What Would Change My Mind
I would reduce or close this position if any of the following occur: 1) Leidos announces substantive contract cancellations or cost overruns materially reducing FY revenue or EBITDA guidance; 2) management discloses an adverse contingency on major programs that meaningfully impairs free cash flow; 3) balance sheet stress emerges as evidenced by downgraded credit terms or covenant issues; or 4) macro conditions push the defense budget off course materially. Conversely, I would add to the position on confirmed signs of backlog conversion or an acceleration of share buybacks funded by cash flow.
Conclusion
Leidos is a high-quality defense services platform trading at a valuation that discounts more downside than the underlying fundamentals justify. With a track record of cash generation ($1.86B FCF), visible revenue (~$17.2B), recent contract wins and an attractive dividend, the risk-reward is skewed in favor of buyers at current levels.

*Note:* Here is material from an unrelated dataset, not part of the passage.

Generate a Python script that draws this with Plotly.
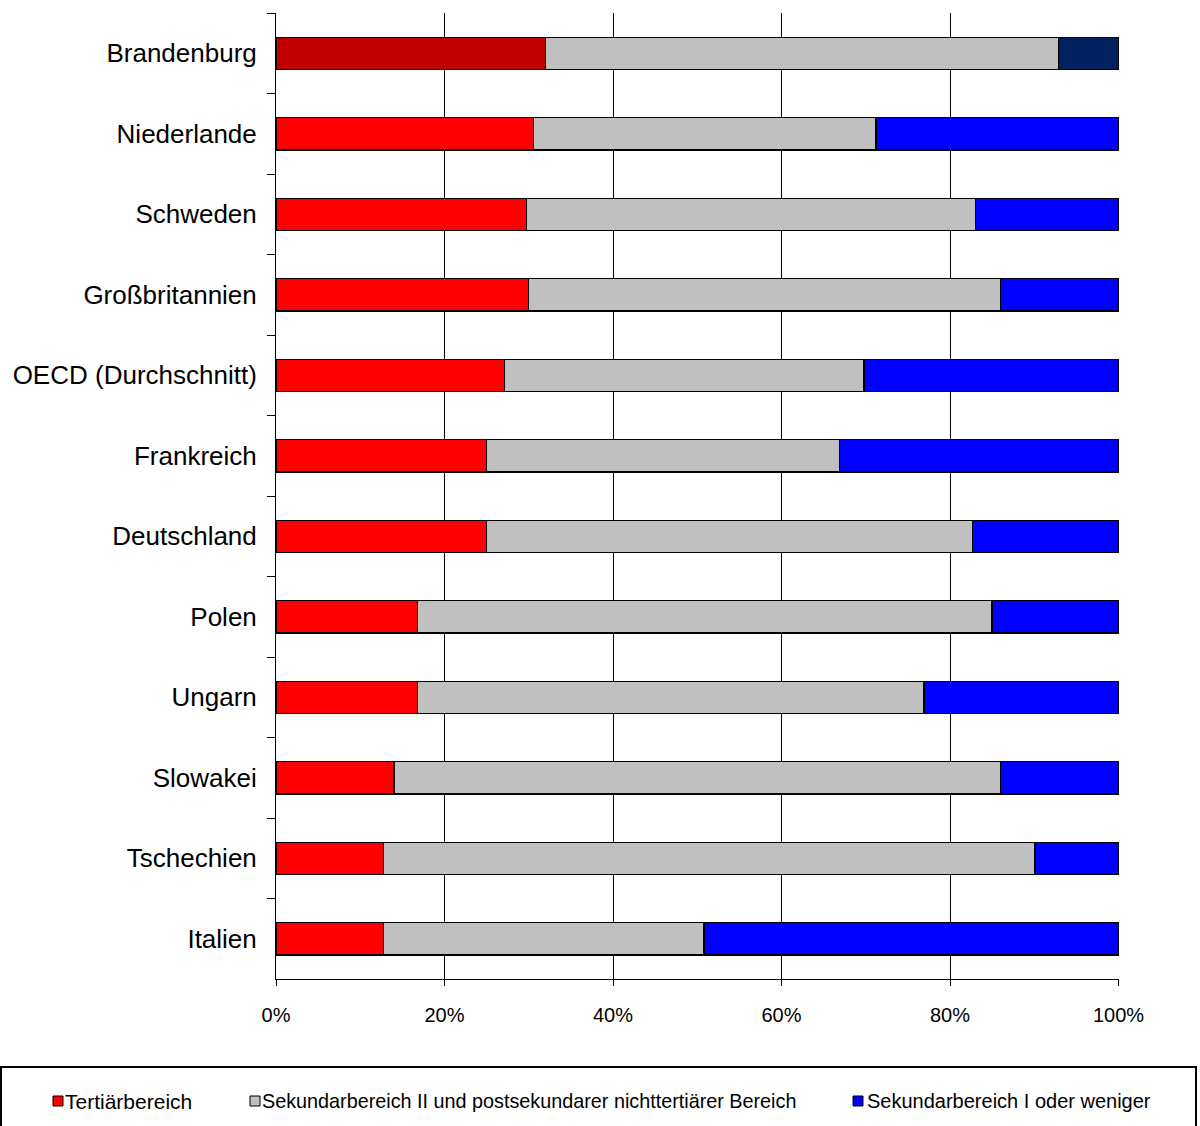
import plotly.graph_objects as go

categories = ["Brandenburg", "Niederlande", "Schweden", "Großbritannien",
              "OECD (Durchschnitt)", "Frankreich", "Deutschland", "Polen",
              "Ungarn", "Slowakei", "Tschechien", "Italien"]
tertiaer = [32.0, 30.6, 29.7, 30.0, 27.1, 25.0, 25.0, 16.8, 16.8, 14.0, 12.8, 12.8]
sek2 = [60.9, 40.6, 53.3, 56.0, 42.7, 41.9, 57.7, 68.2, 60.1, 72.0, 77.3, 38.0]
sek1 = [7.1, 28.8, 17.0, 14.0, 30.2, 33.1, 17.3, 15.0, 23.1, 14.0, 9.9, 49.2]
series_names = ["Tertiärbereich",
                "Sekundarbereich II und postsekundarer nichttertiärer Bereich",
                "Sekundarbereich I oder weniger"]
x_ticks = [0, 20, 40, 60, 80, 100]
x_tick_labels = ["0%", "20%", "40%", "60%", "80%", "100%"]

base_colors = ["#FF0000", "#C0C0C0", "#0000FF"]
highlight_colors = ["#C00000", "#C0C0C0", "#002060"]

W, H = 1200, 1126
L, T = 276, 13
R = W - 1119
B = H - 979
pw, ph = W - L - R, H - T - B

FONT = "Liberation Sans, Arial, sans-serif"

fig = go.Figure()
for i, (name, vals) in enumerate(zip(series_names, [tertiaer, sek2, sek1])):
    cols = [highlight_colors[i] if c == "Brandenburg" else base_colors[i] for c in categories]
    fig.add_trace(go.Bar(
        y=categories, x=vals, name=name, orientation="h",
        marker=dict(color=cols, line=dict(color="#000000", width=1.3)),
        showlegend=False,
    ))

def px_x(px):
    return (px - L) / pw

def px_y(py):
    return (H - B - py) / ph

shapes = []
annotations = []
# legend box
shapes.append(dict(type="rect", xref="paper", yref="paper",
                   x0=px_x(1), x1=px_x(1196), y0=px_y(1150), y1=px_y(1067),
                   line=dict(color="#000000", width=2), fillcolor="rgba(0,0,0,0)"))
legend_sq_x = [53, 250, 853]
legend_txt_x = [64, 261, 866]
legend_sizes = [21, 19.8, 20]
for i, name in enumerate(series_names):
    shapes.append(dict(type="rect", xref="paper", yref="paper",
                       x0=px_x(legend_sq_x[i]), x1=px_x(legend_sq_x[i] + 10),
                       y0=px_y(1106), y1=px_y(1096),
                       line=dict(color="#000000", width=1), fillcolor=base_colors[i]))
    annotations.append(dict(xref="paper", yref="paper", x=px_x(legend_txt_x[i]),
                            y=px_y(1101), text=name, showarrow=False,
                            xanchor="left", yanchor="middle", borderpad=0,
                            font=dict(family=FONT, size=legend_sizes[i],
                                      color="#000000")))

fig.update_layout(
    width=W, height=H,
    margin=dict(l=L, r=R, t=T, b=B, pad=0),
    barmode="stack", bargap=0.6,
    plot_bgcolor="#FFFFFF", paper_bgcolor="#FFFFFF",
    font=dict(family=FONT, color="#000000"),
    shapes=shapes, annotations=annotations,
    hovermode=False,
    xaxis=dict(range=[0, 100.06], tickvals=x_ticks, ticktext=x_tick_labels,
               tickmode="array",
               showgrid=True, gridcolor="#000000", gridwidth=1,
               showline=True, linecolor="#000000", linewidth=1,
               ticks="outside", ticklen=6, tickcolor="#000000",
               tickfont=dict(size=20, family=FONT), zeroline=False,
               ticklabelstandoff=12, fixedrange=True),
    yaxis=dict(autorange="reversed", type="category",
               tickson="boundaries", ticks="outside", ticklen=8,
               tickcolor="#000000", showline=True, linecolor="#000000",
               linewidth=1, showgrid=False, zeroline=False,
               tickfont=dict(size=26, family=FONT), ticklabelstandoff=13,
               fixedrange=True),
)

fig.write_html("out.html", config={"displayModeBar": False},
               post_script="document.body.style.margin='0';document.body.style.overflow='hidden';")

Take a disciplined, mid-term swing position at $125 with a stop at $118 and a target of $175 over ~45 trading days. This is a pragmatic, catalyst-driven play - not a speculative bet - and it relies on the company’s ability to convert backlog and maintain margins through the next reporting cycle.
Trade responsibly: size the position to your risk tolerance and use the stop to protect capital if the thesis breaks.